Written task:
Reproduce exactly the lines starting at the line that contains "Write a Python" and ending at the line that contains "from bokeh.resources import INLINE". Omit pictures.
────────────────────
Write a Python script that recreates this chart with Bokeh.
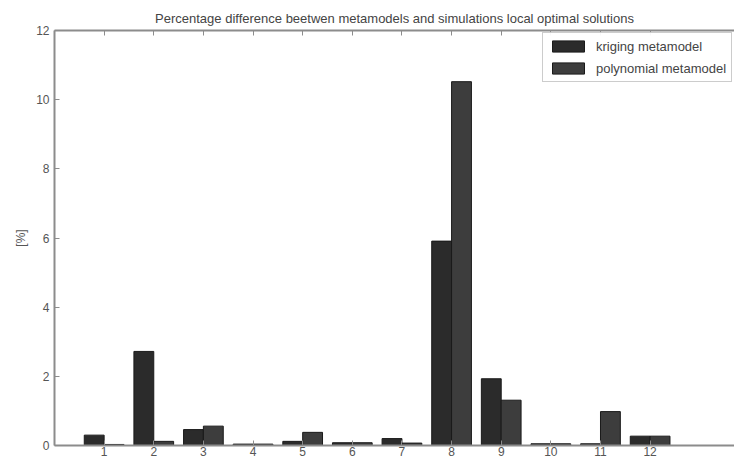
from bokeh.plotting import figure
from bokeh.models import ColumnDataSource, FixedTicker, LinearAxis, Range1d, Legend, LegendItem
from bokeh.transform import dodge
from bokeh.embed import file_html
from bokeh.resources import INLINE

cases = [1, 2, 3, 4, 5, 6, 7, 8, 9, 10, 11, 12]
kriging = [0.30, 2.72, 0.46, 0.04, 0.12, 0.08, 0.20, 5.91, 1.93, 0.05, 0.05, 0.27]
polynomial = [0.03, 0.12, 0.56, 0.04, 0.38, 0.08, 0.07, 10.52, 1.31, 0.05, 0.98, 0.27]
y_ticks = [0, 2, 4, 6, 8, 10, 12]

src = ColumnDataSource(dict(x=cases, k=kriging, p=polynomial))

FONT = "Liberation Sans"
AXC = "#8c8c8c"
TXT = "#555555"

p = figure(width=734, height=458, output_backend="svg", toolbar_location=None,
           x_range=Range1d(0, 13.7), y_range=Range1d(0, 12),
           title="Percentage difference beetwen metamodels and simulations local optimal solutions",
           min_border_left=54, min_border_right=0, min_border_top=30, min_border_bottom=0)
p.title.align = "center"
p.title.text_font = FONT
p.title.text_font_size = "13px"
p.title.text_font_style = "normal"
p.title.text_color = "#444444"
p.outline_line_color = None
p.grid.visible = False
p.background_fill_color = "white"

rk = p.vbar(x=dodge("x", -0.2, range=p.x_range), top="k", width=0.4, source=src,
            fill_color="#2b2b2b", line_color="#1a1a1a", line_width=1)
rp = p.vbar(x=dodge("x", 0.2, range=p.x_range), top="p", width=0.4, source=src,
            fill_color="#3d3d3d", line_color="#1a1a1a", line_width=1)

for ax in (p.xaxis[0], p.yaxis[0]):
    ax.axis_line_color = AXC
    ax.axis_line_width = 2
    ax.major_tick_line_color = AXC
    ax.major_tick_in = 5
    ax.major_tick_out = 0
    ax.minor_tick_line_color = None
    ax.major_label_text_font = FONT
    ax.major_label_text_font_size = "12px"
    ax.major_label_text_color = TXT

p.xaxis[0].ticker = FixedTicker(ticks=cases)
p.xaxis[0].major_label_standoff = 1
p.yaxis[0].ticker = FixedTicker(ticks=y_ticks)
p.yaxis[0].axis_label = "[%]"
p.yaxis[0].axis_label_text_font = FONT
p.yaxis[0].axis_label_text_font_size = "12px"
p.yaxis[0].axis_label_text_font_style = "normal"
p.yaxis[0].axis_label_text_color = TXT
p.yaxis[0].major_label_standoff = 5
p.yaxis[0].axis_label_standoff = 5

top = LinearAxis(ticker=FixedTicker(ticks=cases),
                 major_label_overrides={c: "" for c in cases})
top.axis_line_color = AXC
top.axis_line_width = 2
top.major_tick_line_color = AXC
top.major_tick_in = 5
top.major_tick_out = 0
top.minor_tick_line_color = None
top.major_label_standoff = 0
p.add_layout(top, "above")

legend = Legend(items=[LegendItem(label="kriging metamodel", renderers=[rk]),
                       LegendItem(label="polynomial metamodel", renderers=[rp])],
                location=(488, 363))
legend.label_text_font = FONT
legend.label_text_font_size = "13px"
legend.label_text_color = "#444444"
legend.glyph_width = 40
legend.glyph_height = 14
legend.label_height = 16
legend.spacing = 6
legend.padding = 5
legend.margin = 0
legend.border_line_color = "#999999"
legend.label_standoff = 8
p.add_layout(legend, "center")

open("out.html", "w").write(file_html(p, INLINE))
────────────────────
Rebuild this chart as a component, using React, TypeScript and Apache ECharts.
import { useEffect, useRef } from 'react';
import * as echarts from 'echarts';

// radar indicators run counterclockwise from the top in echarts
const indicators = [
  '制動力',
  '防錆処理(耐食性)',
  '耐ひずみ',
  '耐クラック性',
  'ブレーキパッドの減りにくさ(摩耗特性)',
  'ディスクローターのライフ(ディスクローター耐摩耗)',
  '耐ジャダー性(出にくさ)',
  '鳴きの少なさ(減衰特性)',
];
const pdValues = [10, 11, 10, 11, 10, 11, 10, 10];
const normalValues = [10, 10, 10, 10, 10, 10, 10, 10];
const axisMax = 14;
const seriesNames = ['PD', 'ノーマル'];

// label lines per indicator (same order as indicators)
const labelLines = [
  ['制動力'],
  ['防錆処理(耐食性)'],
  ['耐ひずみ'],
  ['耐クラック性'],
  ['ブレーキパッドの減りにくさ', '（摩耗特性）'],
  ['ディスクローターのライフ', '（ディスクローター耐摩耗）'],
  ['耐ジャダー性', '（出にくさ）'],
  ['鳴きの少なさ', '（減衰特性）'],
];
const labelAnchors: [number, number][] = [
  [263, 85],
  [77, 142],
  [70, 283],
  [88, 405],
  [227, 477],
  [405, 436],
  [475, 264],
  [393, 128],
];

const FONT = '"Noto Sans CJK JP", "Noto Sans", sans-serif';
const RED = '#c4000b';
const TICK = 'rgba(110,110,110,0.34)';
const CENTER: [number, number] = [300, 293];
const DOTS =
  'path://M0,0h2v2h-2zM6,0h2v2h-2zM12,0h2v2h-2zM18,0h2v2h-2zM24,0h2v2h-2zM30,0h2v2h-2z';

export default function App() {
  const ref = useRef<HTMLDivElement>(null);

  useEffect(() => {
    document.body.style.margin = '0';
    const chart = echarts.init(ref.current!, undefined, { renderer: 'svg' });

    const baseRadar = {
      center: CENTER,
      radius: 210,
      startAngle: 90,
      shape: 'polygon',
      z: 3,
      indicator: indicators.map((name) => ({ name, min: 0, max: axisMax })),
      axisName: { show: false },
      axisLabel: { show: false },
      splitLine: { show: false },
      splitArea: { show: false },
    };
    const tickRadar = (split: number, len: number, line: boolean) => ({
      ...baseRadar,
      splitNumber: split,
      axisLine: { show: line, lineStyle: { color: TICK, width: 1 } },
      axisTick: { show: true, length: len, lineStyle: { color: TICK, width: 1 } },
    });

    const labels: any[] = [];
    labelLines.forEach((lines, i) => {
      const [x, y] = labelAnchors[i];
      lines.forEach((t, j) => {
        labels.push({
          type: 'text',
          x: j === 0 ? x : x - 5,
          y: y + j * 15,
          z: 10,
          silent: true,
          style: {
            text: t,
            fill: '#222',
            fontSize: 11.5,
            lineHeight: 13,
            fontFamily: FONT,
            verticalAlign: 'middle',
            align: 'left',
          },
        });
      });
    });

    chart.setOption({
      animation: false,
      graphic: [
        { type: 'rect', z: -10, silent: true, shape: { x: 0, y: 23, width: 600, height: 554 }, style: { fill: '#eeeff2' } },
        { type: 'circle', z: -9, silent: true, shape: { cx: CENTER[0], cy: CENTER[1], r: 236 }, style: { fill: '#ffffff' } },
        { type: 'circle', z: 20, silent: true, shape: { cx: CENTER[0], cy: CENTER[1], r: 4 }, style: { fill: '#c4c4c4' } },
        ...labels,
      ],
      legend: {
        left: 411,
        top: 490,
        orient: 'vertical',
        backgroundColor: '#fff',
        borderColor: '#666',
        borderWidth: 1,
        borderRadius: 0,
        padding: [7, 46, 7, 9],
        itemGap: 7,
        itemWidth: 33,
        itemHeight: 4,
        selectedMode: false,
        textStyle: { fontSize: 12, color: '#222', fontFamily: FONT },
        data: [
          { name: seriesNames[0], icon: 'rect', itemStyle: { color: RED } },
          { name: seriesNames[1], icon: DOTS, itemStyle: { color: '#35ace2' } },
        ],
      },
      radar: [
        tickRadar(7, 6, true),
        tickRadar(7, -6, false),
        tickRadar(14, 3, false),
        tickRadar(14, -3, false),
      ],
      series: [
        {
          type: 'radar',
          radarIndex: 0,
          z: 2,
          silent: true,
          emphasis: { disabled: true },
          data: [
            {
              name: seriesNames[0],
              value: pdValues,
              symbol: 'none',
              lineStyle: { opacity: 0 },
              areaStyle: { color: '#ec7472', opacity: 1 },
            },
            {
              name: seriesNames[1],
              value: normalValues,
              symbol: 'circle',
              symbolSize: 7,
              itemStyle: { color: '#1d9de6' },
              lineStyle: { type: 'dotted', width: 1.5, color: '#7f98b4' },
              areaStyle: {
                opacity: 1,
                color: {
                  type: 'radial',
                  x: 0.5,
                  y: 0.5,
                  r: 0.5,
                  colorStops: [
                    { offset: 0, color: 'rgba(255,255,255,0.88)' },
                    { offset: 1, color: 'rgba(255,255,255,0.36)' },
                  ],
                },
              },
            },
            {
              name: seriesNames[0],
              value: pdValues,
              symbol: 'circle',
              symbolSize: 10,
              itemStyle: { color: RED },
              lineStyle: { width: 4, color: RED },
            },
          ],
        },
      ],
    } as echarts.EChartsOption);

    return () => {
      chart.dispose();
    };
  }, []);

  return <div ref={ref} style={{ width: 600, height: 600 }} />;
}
────────────────────
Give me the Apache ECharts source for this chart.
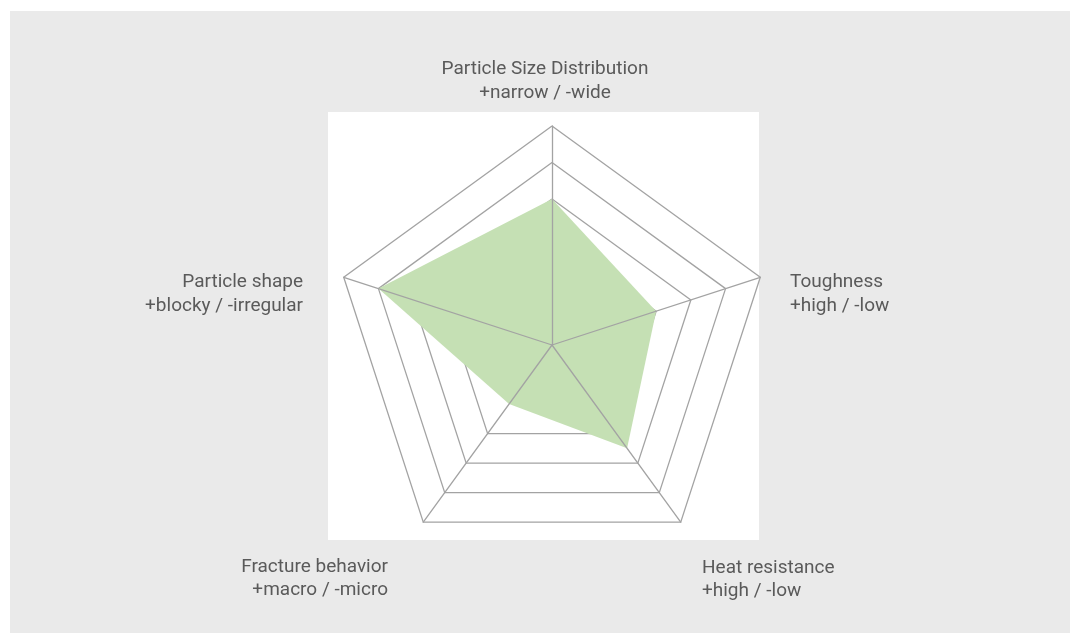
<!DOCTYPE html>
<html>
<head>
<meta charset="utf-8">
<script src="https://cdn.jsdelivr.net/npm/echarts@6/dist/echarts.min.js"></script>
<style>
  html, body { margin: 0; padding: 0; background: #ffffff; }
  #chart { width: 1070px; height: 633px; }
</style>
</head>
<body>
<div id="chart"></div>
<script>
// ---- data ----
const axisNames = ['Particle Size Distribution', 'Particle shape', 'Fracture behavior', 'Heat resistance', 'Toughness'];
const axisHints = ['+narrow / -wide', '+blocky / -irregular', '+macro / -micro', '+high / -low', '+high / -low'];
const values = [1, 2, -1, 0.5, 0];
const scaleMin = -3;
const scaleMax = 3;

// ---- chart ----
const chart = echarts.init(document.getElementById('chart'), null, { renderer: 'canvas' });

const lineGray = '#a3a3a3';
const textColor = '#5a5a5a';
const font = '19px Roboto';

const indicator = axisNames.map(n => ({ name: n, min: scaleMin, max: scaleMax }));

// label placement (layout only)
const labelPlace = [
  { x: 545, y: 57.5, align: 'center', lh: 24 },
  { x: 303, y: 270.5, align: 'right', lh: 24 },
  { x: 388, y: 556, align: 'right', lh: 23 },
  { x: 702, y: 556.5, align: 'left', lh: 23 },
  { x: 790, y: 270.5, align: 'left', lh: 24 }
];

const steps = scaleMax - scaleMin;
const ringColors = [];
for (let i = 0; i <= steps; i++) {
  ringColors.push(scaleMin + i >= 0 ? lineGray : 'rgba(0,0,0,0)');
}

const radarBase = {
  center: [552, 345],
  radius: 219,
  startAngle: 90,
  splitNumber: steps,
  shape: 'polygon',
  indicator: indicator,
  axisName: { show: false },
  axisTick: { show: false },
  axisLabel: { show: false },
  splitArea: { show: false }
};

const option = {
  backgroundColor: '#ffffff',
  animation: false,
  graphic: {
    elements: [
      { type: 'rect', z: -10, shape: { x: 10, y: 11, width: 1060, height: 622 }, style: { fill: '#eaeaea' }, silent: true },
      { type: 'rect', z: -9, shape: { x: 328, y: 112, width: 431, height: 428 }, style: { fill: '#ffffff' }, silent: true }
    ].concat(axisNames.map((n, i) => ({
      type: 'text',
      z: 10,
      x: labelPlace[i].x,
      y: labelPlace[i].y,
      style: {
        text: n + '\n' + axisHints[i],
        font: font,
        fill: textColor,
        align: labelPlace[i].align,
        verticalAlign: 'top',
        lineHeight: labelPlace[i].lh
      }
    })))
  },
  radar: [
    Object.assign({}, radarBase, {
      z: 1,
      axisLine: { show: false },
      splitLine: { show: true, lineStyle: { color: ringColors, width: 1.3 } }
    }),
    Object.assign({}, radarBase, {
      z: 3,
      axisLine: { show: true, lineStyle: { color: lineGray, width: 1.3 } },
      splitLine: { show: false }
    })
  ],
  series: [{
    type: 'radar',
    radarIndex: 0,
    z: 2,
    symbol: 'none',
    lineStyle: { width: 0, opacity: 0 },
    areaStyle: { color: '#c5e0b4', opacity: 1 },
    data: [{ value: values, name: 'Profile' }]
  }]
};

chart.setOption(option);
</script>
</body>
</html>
────────────────────
Reply to the task:
Write a Python script that recreates this chart with Bokeh.
from bokeh.plotting import figure
from bokeh.models import ColumnDataSource, FixedTicker, LinearAxis, Range1d, Legend, LegendItem
from bokeh.transform import dodge
from bokeh.embed import file_html
from bokeh.resources import INLINE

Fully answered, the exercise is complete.